Por bferreira

Rio - Mas pode ser um homem de Deus e traficante ao mesmo tempo? Então dá para assobiar e chupar cana com a mesma boca! Estou tão intrigado com as reportagens denunciando a expulsão dos terreiros de candomblé e umbanda das comunidades do Rio. Porque às ricas vielas eles nunca chegaram (são os chiques que vão ao subúrbio fazer uma fezinha com os pais de santo; se bem que eu ia adorar atabaques tocando lá na Península, na Barra. Imagina as emergentes rodando na gira de vestidos longos Chanel e colares de diamantes, com seus topetes louros de laquê fazendo frente ao pachorô de Yansã? Pode até ter um oráculo por lá, mas é escondido, coisa de preto, favelado, mas quando joga ninguém fica parado).

Ao contrário, os templos das religiões não negras sempre foram construídos em estardalhaço, com torres que tentavam levar o fiel ao céu, mármores que vinham não sei de onde da Judeia, ogivas no teto, de ouro. Sempre foi um jogo desigual, mas era pautado pelo “branco tem dinheiro e preto é escravo”. A conta bancária era gorda, mas o espírito, supunha-se, fraterno. Só que no qualificativo traficantes “convertidos por Jesus” você tem a mais insuperável das contradições: continua o poder econômico, acrescido do poder dos fuzis e, mais que isso, um território dos guerreiros de Cristo defendendo exclusividade de culto encravado num Brasil laico, que garante a liberdade de culto.

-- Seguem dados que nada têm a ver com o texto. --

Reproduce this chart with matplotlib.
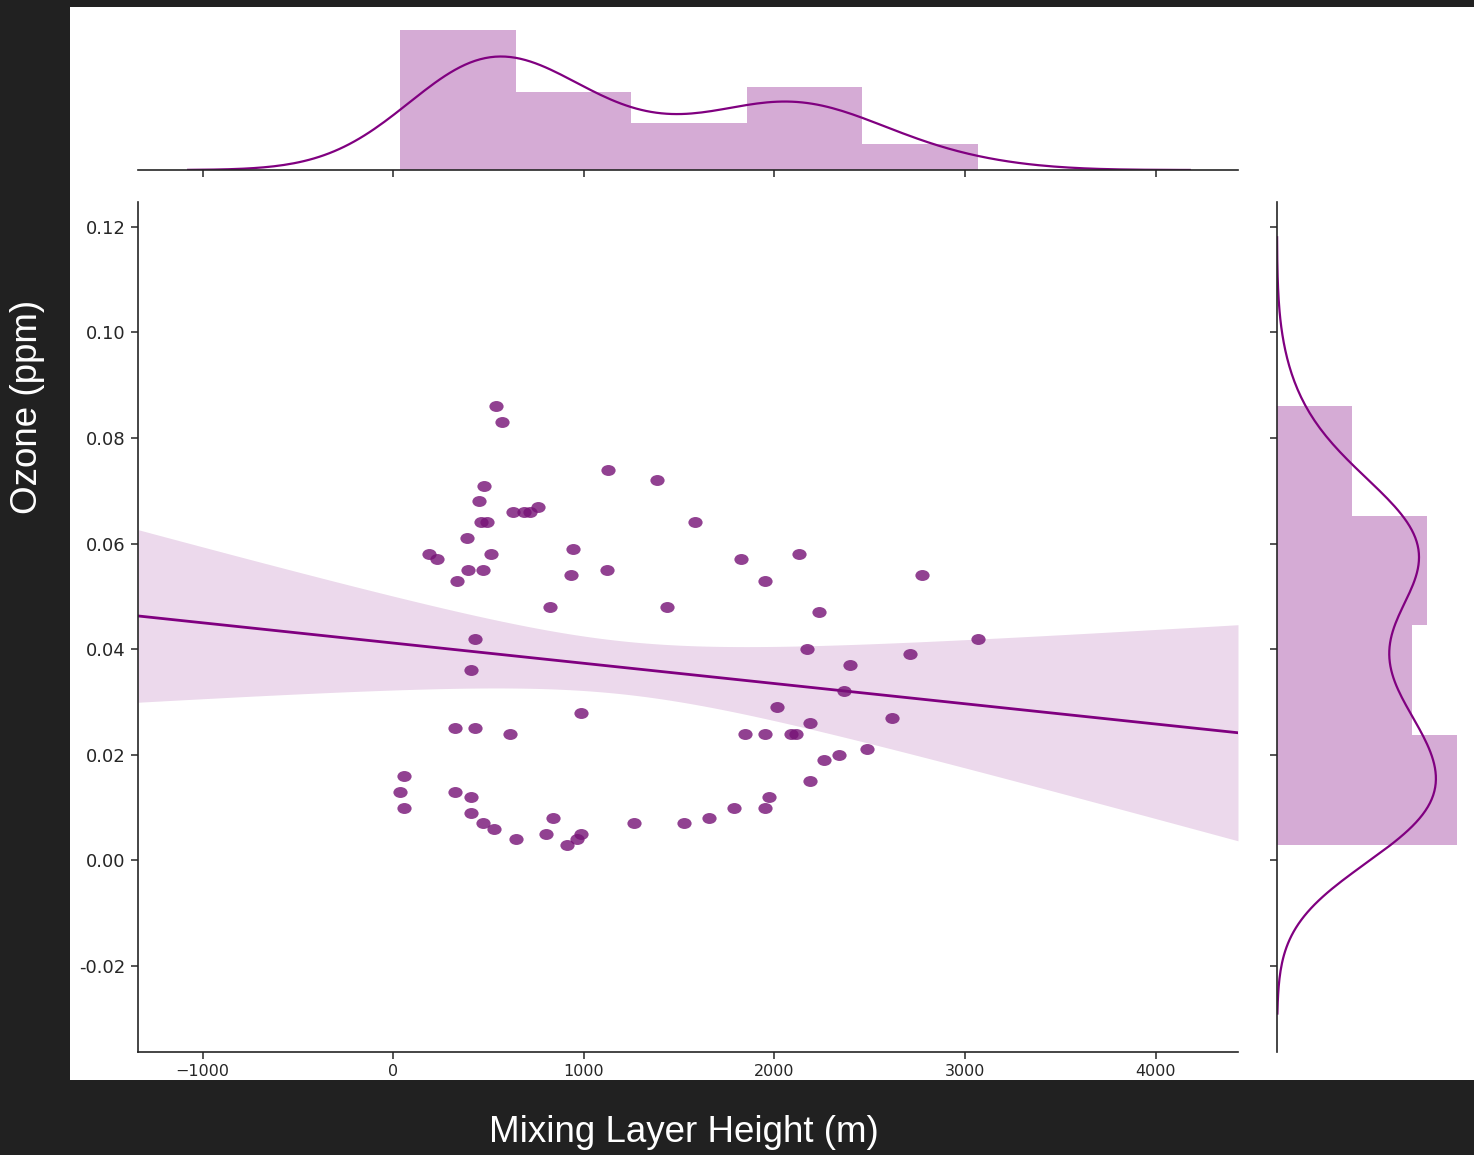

Vamos fazer um cambalacho mental para compreender o incompreensível. Inspirado na hipocrisia religiosa que sempre deixou maridos chifrarem as mulheres sem problemas (é só se confessar que zera a conta do pecado), estes novos machos poderiam matar e amar a Deus, porque o toma lá dá cá está valendo, e você não precisaria professar 100% dos preceitos morais dos mandamentos, porque é possível estar com a cruz e a caldeirinha ao mesmo tempo.

Esta proposta elástica de conversão interessa a que tipo de pastor? Ou isto é um corretor de imóveis, que para além das consciências precisaria das geografias? A mercantilização da fé está chegando às raias da loucura, permitindo que os malignos exterminadores possam se designar frequentadores do culto tal. Um grande retrocesso, inclusive histórico, porque já pararam para pensar que cada um expulso refaz em sua caminhada, quando não pode levar nem a trouxa das roupas brancas, a diáspora da negritude arrancada de África para recomeçar no Brasil? Triste sina esta de levantar acampamento só com sua verdades interiores. Levam-lhes tudo o que é material, menos a gloriosa dignidade dos verdadeiros praticantes do sagrado, abandonados que foram pelo Estado.